(What you have to do):
Below is a listing. Return the lines from the one that contains "What matplotlib code" to the one that contains "from matplotlib import pyplot as plt", both ends included, verbatim and with no pictures.

(Data):
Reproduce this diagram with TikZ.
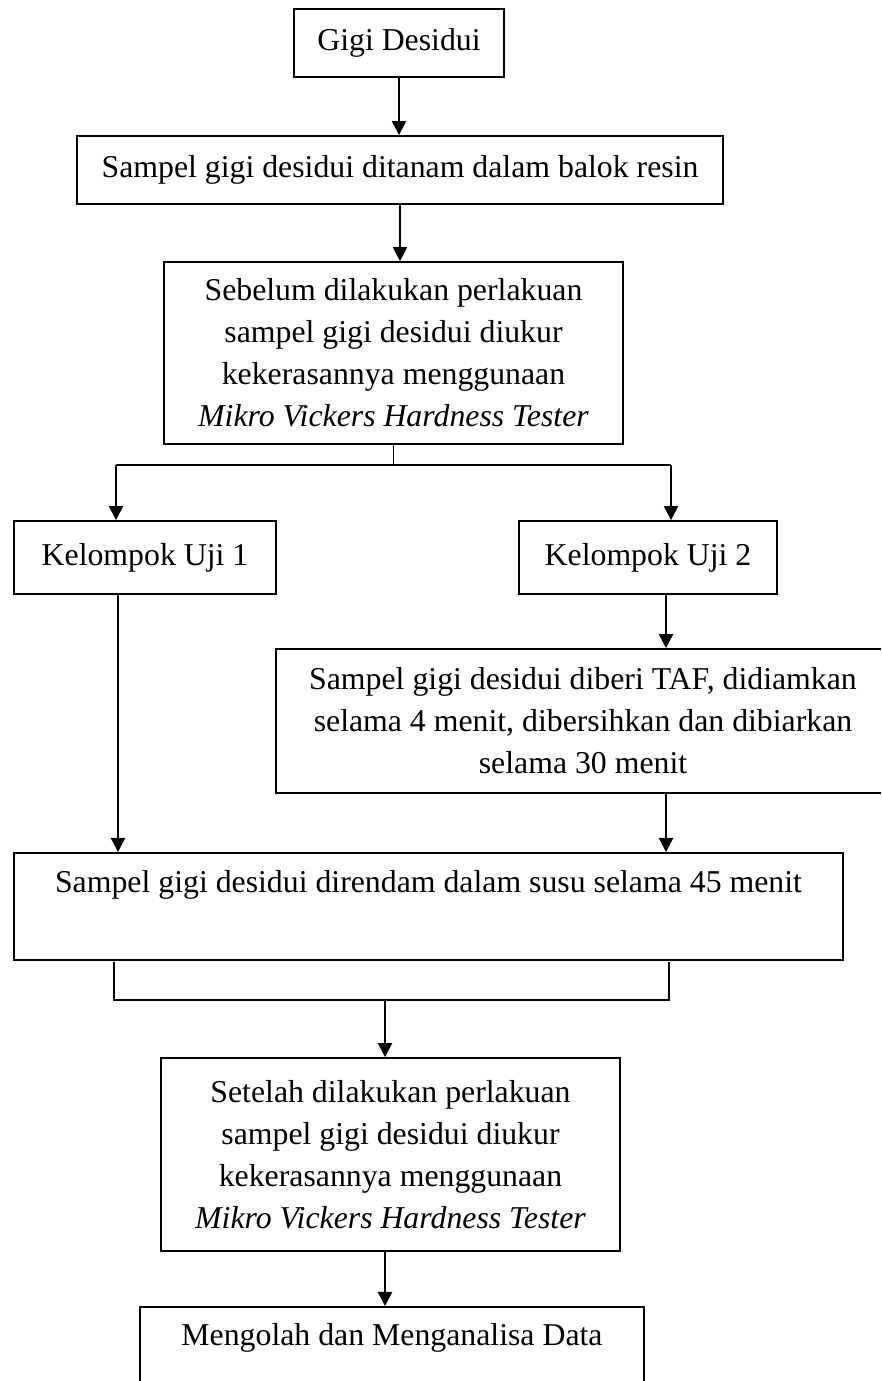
\documentclass[tikz,border=0pt]{standalone}
\usepackage{fontspec}
\setmainfont{Liberation Serif}
\usetikzlibrary{arrows.meta}
\newcommand{\pxu}{0.3775pt}

\begin{document}
\begin{tikzpicture}[x=\pxu, y=-\pxu,
  kotak/.style={draw, line width=0.7pt, inner sep=0pt, font=\fontsize{12}{15.9}\selectfont},
  panah/.style={line width=0.9pt, -{Triangle[length=5.3pt, width=5.3pt]}}]
  % ----- Page frame -----
  \useasboundingbox (0,0) rectangle (881,1381);
  \clip (0,0) rectangle (881,1381);

  % ----- Boxes -----
  \node[kotak, minimum width=210*\pxu, minimum height=68*\pxu] (gigi) at (399,43) {Gigi Desidui};
  \node[kotak, minimum width=646*\pxu, minimum height=68*\pxu] (resin) at (400,170) {Sampel gigi desidui ditanam dalam balok resin};
  \node[kotak, align=center, minimum width=459*\pxu, minimum height=182*\pxu] (sebelum) at (393.5,353)
    {Sebelum dilakukan perlakuan\\ sampel gigi desidui diukur\\ kekerasannya menggunaan\\ \textit{Mikro Vickers Hardness Tester}};
  \node[kotak, minimum width=262*\pxu, minimum height=73*\pxu] (uji1) at (145,557.5) {Kelompok Uji 1};
  \node[kotak, minimum width=258*\pxu, minimum height=73*\pxu] (uji2) at (648,557.5) {Kelompok Uji 2};
  \node[kotak, align=center, minimum width=614*\pxu, minimum height=144*\pxu] (taf) at (583,721)
    {Sampel gigi desidui diberi TAF, didiamkan\\ selama 4 menit, dibersihkan dan dibiarkan\\ selama 30 menit};
  \node[kotak, anchor=north, minimum width=829*\pxu, text height=15.1pt, text depth=25.3pt] (rendam) at (428.5,852)
    {Sampel gigi desidui direndam dalam susu selama 45 menit};
  \node[kotak, align=center, minimum width=459*\pxu, minimum height=193*\pxu] (setelah) at (390.5,1154.5)
    {Setelah dilakukan perlakuan\\ sampel gigi desidui diukur\\ kekerasannya menggunaan\\ \textit{Mikro Vickers Hardness Tester}};
  \node[kotak, anchor=north, minimum width=504*\pxu, text height=14.7pt, text depth=40pt] (olah) at (392,1306)
    {Mengolah dan Menganalisa Data};

  % ----- Helper points -----
  \coordinate (bagiL) at (116,465);
  \coordinate (bagiR) at (671,465);
  \coordinate (jalurL) at (118,594);
  \coordinate (jalurR) at (666,594);
  \coordinate (gabL) at (114,1000);
  \coordinate (gabR) at (669,1000);
  \coordinate (gabM) at (385,1000);

  % ----- Connectors -----
  \draw[panah] (gigi.south) -- (gigi.south |- resin.north);
  \draw[panah] (resin.south) -- (resin.south |- sebelum.north);
  \draw[line width=0.7pt] (sebelum.south) -- (sebelum.south |- bagiL);
  \draw[line width=0.9pt] (bagiL) -- (bagiR);
  \draw[panah] (bagiL) -- (bagiL |- uji1.north);
  \draw[panah] (bagiR) -- (bagiR |- uji2.north);
  \draw[panah] (uji1.south -| jalurL) -- (jalurL |- rendam.north);
  \draw[panah] (uji2.south -| jalurR) -- (jalurR |- taf.north);
  \draw[panah] (taf.south -| jalurR) -- (jalurR |- rendam.north);
  \draw[line width=0.6pt] (gabL) ++(0,-38) -- (gabL) -- (gabR) -- ++(0,-38);
  \draw[panah] (gabM) -- (gabM |- setelah.north);
  \draw[panah] (setelah.south -| gabM) -- (gabM |- olah.north);
\end{tikzpicture}
\end{document}
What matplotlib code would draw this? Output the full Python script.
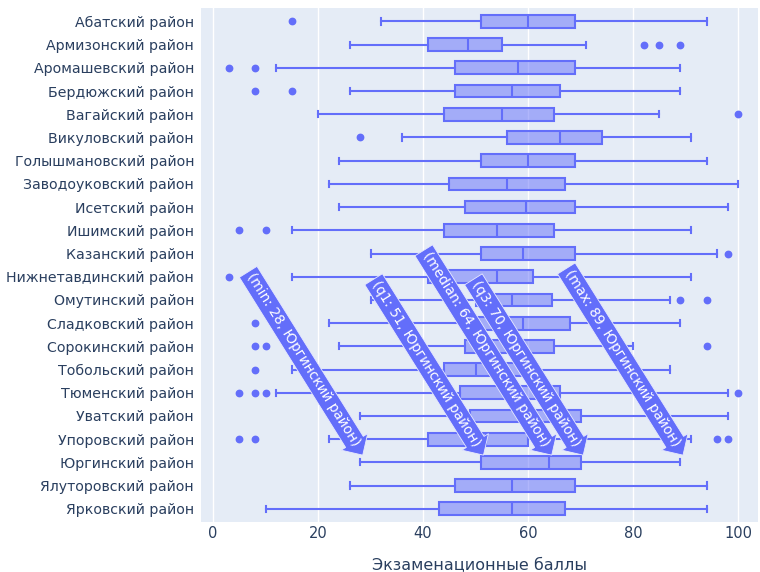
import numpy as np
import matplotlib
matplotlib.use("Agg")
from matplotlib import pyplot as plt

districts = [
    "Абатский район", "Армизонский район", "Аромашевский район",
    "Бердюжский район", "Вагайский район", "Викуловский район",
    "Голышмановский район", "Заводоуковский район", "Исетский район",
    "Ишимский район", "Казанский район", "Нижнетавдинский район",
    "Омутинский район", "Сладковский район", "Сорокинский район",
    "Тобольский район", "Тюменский район", "Уватский район",
    "Упоровский район", "Юргинский район", "Ялуторовский район",
    "Ярковский район",
]
# min whisker, q1, median, q3, max whisker
whislo = [32, 26, 12, 26, 20, 36, 24, 22, 24, 15, 30, 15, 30, 22, 24, 15, 12, 28, 22, 28, 26, 10]
q1 = [51, 41, 46, 46, 44, 56, 51, 45, 48, 44, 51, 41, 50, 50, 48, 44, 47, 49, 41, 51, 46, 43]
med = [60, 48.5, 58, 57, 55, 66, 60, 56, 59.5, 54, 59, 54, 57, 59, 56, 50, 57, 60, 52, 64, 57, 57]
q3 = [69, 55, 69, 66, 65, 74, 69, 67, 69, 65, 69, 61, 64.5, 68, 65, 60, 66, 70, 60, 70, 69, 67]
whishi = [94, 71, 89, 89, 85, 91, 94, 100, 98, 91, 96, 91, 87, 89, 80, 87, 98, 98, 91, 89, 94, 94]
fliers = [
    [15], [82, 85, 89], [3, 8], [8, 15], [100], [28], [], [], [], [5, 10],
    [98], [3], [89, 94], [8], [8, 10, 94], [8], [5, 8, 10, 100], [],
    [5, 8, 96, 98], [], [], [],
]

hover_district = "Юргинский район"
hover_keys = ["min", "q1", "median", "q3", "max"]

BLUE = "#636efa"
BG = "#e5ecf6"
TXT = "#2a3f5f"

stats = []
for i, name in enumerate(districts):
    stats.append(dict(label=name, whislo=whislo[i], q1=q1[i], med=med[i],
                      q3=q3[i], whishi=whishi[i], fliers=fliers[i]))

fig = plt.figure(figsize=(7.6, 5.72), dpi=100)
ax = fig.add_axes([0.2645, 0.087, 0.733, 0.899])
ax.set_facecolor(BG)

pos = np.arange(len(districts))
lw = 1.5
ax.bxp(stats, positions=pos, vert=False, widths=0.55, capwidths=0.27,
       patch_artist=True, showfliers=True,
       boxprops=dict(facecolor=(0.388, 0.431, 0.98, 0.5), edgecolor=BLUE, linewidth=lw),
       medianprops=dict(color=BLUE, linewidth=lw),
       whiskerprops=dict(color=BLUE, linewidth=lw),
       capprops=dict(color=BLUE, linewidth=lw),
       flierprops=dict(marker="o", markerfacecolor=BLUE, markeredgecolor=BLUE,
                       markersize=4.6, linestyle="none"))

ax.set_xlim(-2.3, 103.8)
ax.set_ylim(len(districts) - 0.42, -0.58)
ax.set_xticks([0, 20, 40, 60, 80, 100])
ax.set_yticks(pos)
ax.set_yticklabels(districts)
ax.grid(axis="x", color="white", linewidth=1)
ax.set_axisbelow(True)
for s in ax.spines.values():
    s.set_visible(False)
ax.tick_params(length=0, colors=TXT, labelsize=10.2)
ax.tick_params(axis="x", pad=3, labelsize=10.5)
ax.tick_params(axis="y", pad=5)
ax.set_xlabel("Экзаменационные баллы", color=TXT, fontsize=11.5, labelpad=12)

# hover labels for one district
k = districts.index(hover_district)
vals = [whislo[k], q1[k], med[k], q3[k], whishi[k]]
ang = -58
d = 14
ux, uy = np.cos(np.radians(ang)), np.sin(np.radians(ang))
for key, v in zip(hover_keys, vals):
    txt = "(%s: %g, %s)" % (key, v, hover_district)
    ax.annotate(txt, xy=(v, k), xytext=(-ux * d + 4, -uy * d + 5),
                textcoords="offset pixels", rotation=ang, rotation_mode="anchor",
                ha="right", va="center", color="white", fontsize=9.8,
                bbox=dict(boxstyle="rarrow,pad=0.25", fc=BLUE, ec="#e8eaff", lw=0.6),
                zorder=10)

fig.savefig("out.png", dpi=100)
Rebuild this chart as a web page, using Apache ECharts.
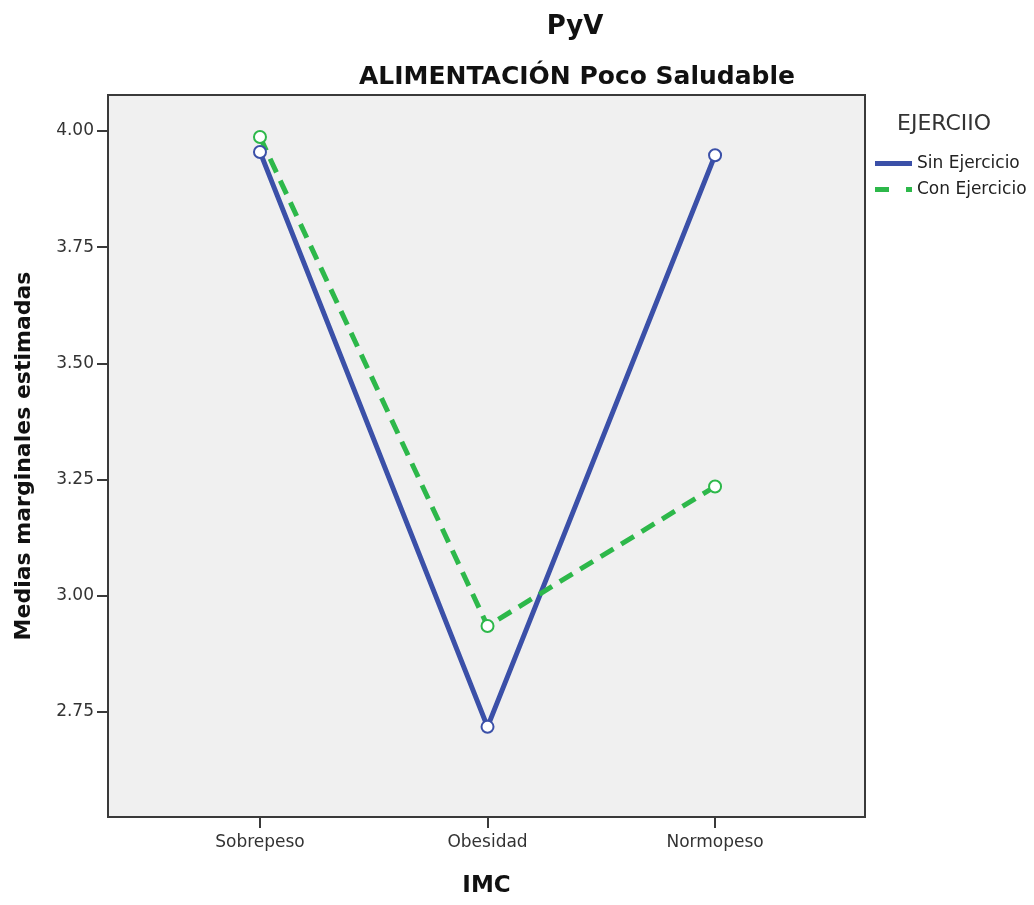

(Exercise response):
What matplotlib code would draw this? Output the full Python script.
import numpy as np
import matplotlib
matplotlib.use("Agg")
from matplotlib import pyplot as plt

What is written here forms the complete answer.